▶ _DATA PROVIDED_
#####
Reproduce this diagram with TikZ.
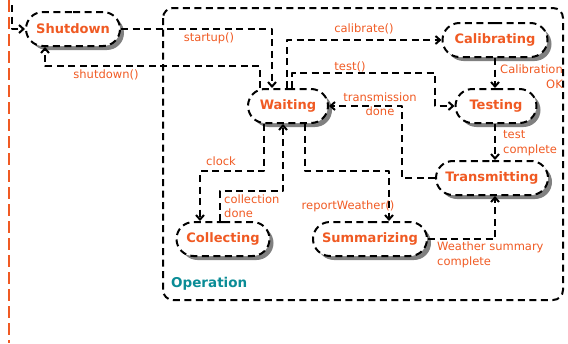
\documentclass[tikz,border=0pt]{standalone}
\usepackage{fontspec}
\setmainfont{DejaVu Sans}
\usetikzlibrary{shapes.misc,shadows,arrows.meta}
\definecolor{rust}{RGB}{240,90,35}
\definecolor{opteal}{RGB}{10,140,150}
\begin{document}
\begin{tikzpicture}[x=1pt,y=-1pt,line join=round,
  >={Straight Barb[length=4.5pt,width=8pt]},
  trans/.style={line width=2pt,dash pattern=on 7pt off 4.5pt},
  state/.style={rounded rectangle,draw,trans,fill=white,minimum height=34pt,inner sep=0pt,
    text=rust,font=\bfseries\fontsize{13}{15}\selectfont,
    drop shadow={shadow xshift=4pt,shadow yshift=-4pt,fill=black!50,opacity=1}},
  lbl/.style={text=rust,font=\fontsize{11.5}{14.5}\selectfont,inner sep=0pt}]
\useasboundingbox (0,0) rectangle (568,343);
\draw[rust,line width=2pt,dash pattern=on 12pt off 5pt] (9,0)--(9,343);
\draw[trans,rounded corners=10pt] (163,8) rectangle (563,300);
\node[anchor=west,inner sep=0pt,text=opteal,font=\bfseries\fontsize{13.5}{15}\selectfont] (oplabel) at (171,284) {Operation};
\coordinate (start) at (12,5);
\node[state,minimum width=94pt] (shutdown) at (73,29) {Shutdown};
\node[state,minimum width=80pt] (waiting) at (288,106) {Waiting};
\node[state,minimum width=105pt] (calibrating) at (495,40) {Calibrating};
\node[state,minimum width=81pt] (testing) at (496,106) {Testing};
\node[state,minimum width=112pt] (transmitting) at (492,178) {Transmitting};
\node[state,minimum width=93pt] (collecting) at (223,239) {Collecting};
\node[state,minimum width=114pt] (summarizing) at (370,239) {Summarizing};
% transitions
\draw[trans,->] (start) |- (shutdown.west);
\draw[trans,->] (shutdown.east) -| ([xshift=-16pt]waiting.north);
\draw[trans,->] ([xshift=-28pt]waiting.north) |- ++(-215,-22) -- ([xshift=-28pt]shutdown.south);
\draw[trans,->] ([xshift=-1pt]waiting.north) |- (calibrating.west);
\draw[trans,->] ([xshift=4pt]waiting.north) |- ++(143,-15) |- (testing.west);
\draw[trans,->] (calibrating.south) -- (calibrating.south |- testing.north);
\draw[trans,->] ([xshift=-1pt]testing.south) -- ([xshift=-1pt]testing.south |- transmitting.north);
\draw[trans,->] (transmitting.west) -| ([xshift=73pt]waiting.east) -- (waiting.east);
\draw[trans,->] ([xshift=-24pt]waiting.south) |- ([xshift=-23pt,yshift=50pt]collecting.north) -- ([xshift=-23pt]collecting.north);
\draw[trans,->] ([xshift=-3pt]collecting.north) |- ([xshift=-5pt,yshift=-67pt]waiting.south) -- ([xshift=-5pt]waiting.south);
\draw[trans,->] ([xshift=17pt]waiting.south) |- ([xshift=19pt,yshift=50pt]summarizing.north) -- ([xshift=19pt]summarizing.north);
\draw[trans,->] (summarizing.east) -| ([xshift=3pt]transmitting.south);
% labels
\path
(209,38) node[lbl] (lstartup) {startup()}
(106,75) node[lbl] (lshutdown) {shutdown()}
(364,29) node[lbl] (lcalibrate) {calibrate()}
(350,67) node[lbl] (ltest) {test()}
(563,65) node[lbl,anchor=north east,align=right] (lcalok) {Calibration\\OK}
(380,104) node[lbl,align=center] (ltransdone) {transmission\\done}
(503,143) node[lbl,anchor=west,align=left] (ltestdone) {test\\complete}
(221,161) node[lbl] (lclock) {clock}
(224,206) node[lbl,anchor=west,align=left] (lcolldone) {collection\\done}
(348,206) node[lbl] (lreport) {reportWeather()}
(437,255) node[lbl,anchor=west,align=left] (lsummary) {Weather summary\\complete};
\end{tikzpicture}
\end{document}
#####
Write out the full set of lines verbatim, without the pictures.

Reproduce this diagram with TikZ.
\documentclass[tikz,border=0pt]{standalone}
\usepackage{fontspec}
\setmainfont{DejaVu Sans}
\usetikzlibrary{shapes.misc,shadows,arrows.meta}
\definecolor{rust}{RGB}{240,90,35}
\definecolor{opteal}{RGB}{10,140,150}
\begin{document}
\begin{tikzpicture}[x=1pt,y=-1pt,line join=round,
  >={Straight Barb[length=4.5pt,width=8pt]},
  trans/.style={line width=2pt,dash pattern=on 7pt off 4.5pt},
  state/.style={rounded rectangle,draw,trans,fill=white,minimum height=34pt,inner sep=0pt,
    text=rust,font=\bfseries\fontsize{13}{15}\selectfont,
    drop shadow={shadow xshift=4pt,shadow yshift=-4pt,fill=black!50,opacity=1}},
  lbl/.style={text=rust,font=\fontsize{11.5}{14.5}\selectfont,inner sep=0pt}]
\useasboundingbox (0,0) rectangle (568,343);
\draw[rust,line width=2pt,dash pattern=on 12pt off 5pt] (9,0)--(9,343);
\draw[trans,rounded corners=10pt] (163,8) rectangle (563,300);
\node[anchor=west,inner sep=0pt,text=opteal,font=\bfseries\fontsize{13.5}{15}\selectfont] (oplabel) at (171,284) {Operation};
\coordinate (start) at (12,5);
\node[state,minimum width=94pt] (shutdown) at (73,29) {Shutdown};
\node[state,minimum width=80pt] (waiting) at (288,106) {Waiting};
\node[state,minimum width=105pt] (calibrating) at (495,40) {Calibrating};
\node[state,minimum width=81pt] (testing) at (496,106) {Testing};
\node[state,minimum width=112pt] (transmitting) at (492,178) {Transmitting};
\node[state,minimum width=93pt] (collecting) at (223,239) {Collecting};
\node[state,minimum width=114pt] (summarizing) at (370,239) {Summarizing};
% transitions
\draw[trans,->] (start) |- (shutdown.west);
\draw[trans,->] (shutdown.east) -| ([xshift=-16pt]waiting.north);
\draw[trans,->] ([xshift=-28pt]waiting.north) |- ++(-215,-22) -- ([xshift=-28pt]shutdown.south);
\draw[trans,->] ([xshift=-1pt]waiting.north) |- (calibrating.west);
\draw[trans,->] ([xshift=4pt]waiting.north) |- ++(143,-15) |- (testing.west);
\draw[trans,->] (calibrating.south) -- (calibrating.south |- testing.north);
\draw[trans,->] ([xshift=-1pt]testing.south) -- ([xshift=-1pt]testing.south |- transmitting.north);
\draw[trans,->] (transmitting.west) -| ([xshift=73pt]waiting.east) -- (waiting.east);
\draw[trans,->] ([xshift=-24pt]waiting.south) |- ([xshift=-23pt,yshift=50pt]collecting.north) -- ([xshift=-23pt]collecting.north);
\draw[trans,->] ([xshift=-3pt]collecting.north) |- ([xshift=-5pt,yshift=-67pt]waiting.south) -- ([xshift=-5pt]waiting.south);
\draw[trans,->] ([xshift=17pt]waiting.south) |- ([xshift=19pt,yshift=50pt]summarizing.north) -- ([xshift=19pt]summarizing.north);
\draw[trans,->] (summarizing.east) -| ([xshift=3pt]transmitting.south);
% labels
\path
(209,38) node[lbl] (lstartup) {startup()}
(106,75) node[lbl] (lshutdown) {shutdown()}
(364,29) node[lbl] (lcalibrate) {calibrate()}
(350,67) node[lbl] (ltest) {test()}
(563,65) node[lbl,anchor=north east,align=right] (lcalok) {Calibration\\OK}
(380,104) node[lbl,align=center] (ltransdone) {transmission\\done}
(503,143) node[lbl,anchor=west,align=left] (ltestdone) {test\\complete}
(221,161) node[lbl] (lclock) {clock}
(224,206) node[lbl,anchor=west,align=left] (lcolldone) {collection\\done}
(348,206) node[lbl] (lreport) {reportWeather()}
(437,255) node[lbl,anchor=west,align=left] (lsummary) {Weather summary\\complete};
\end{tikzpicture}
\end{document}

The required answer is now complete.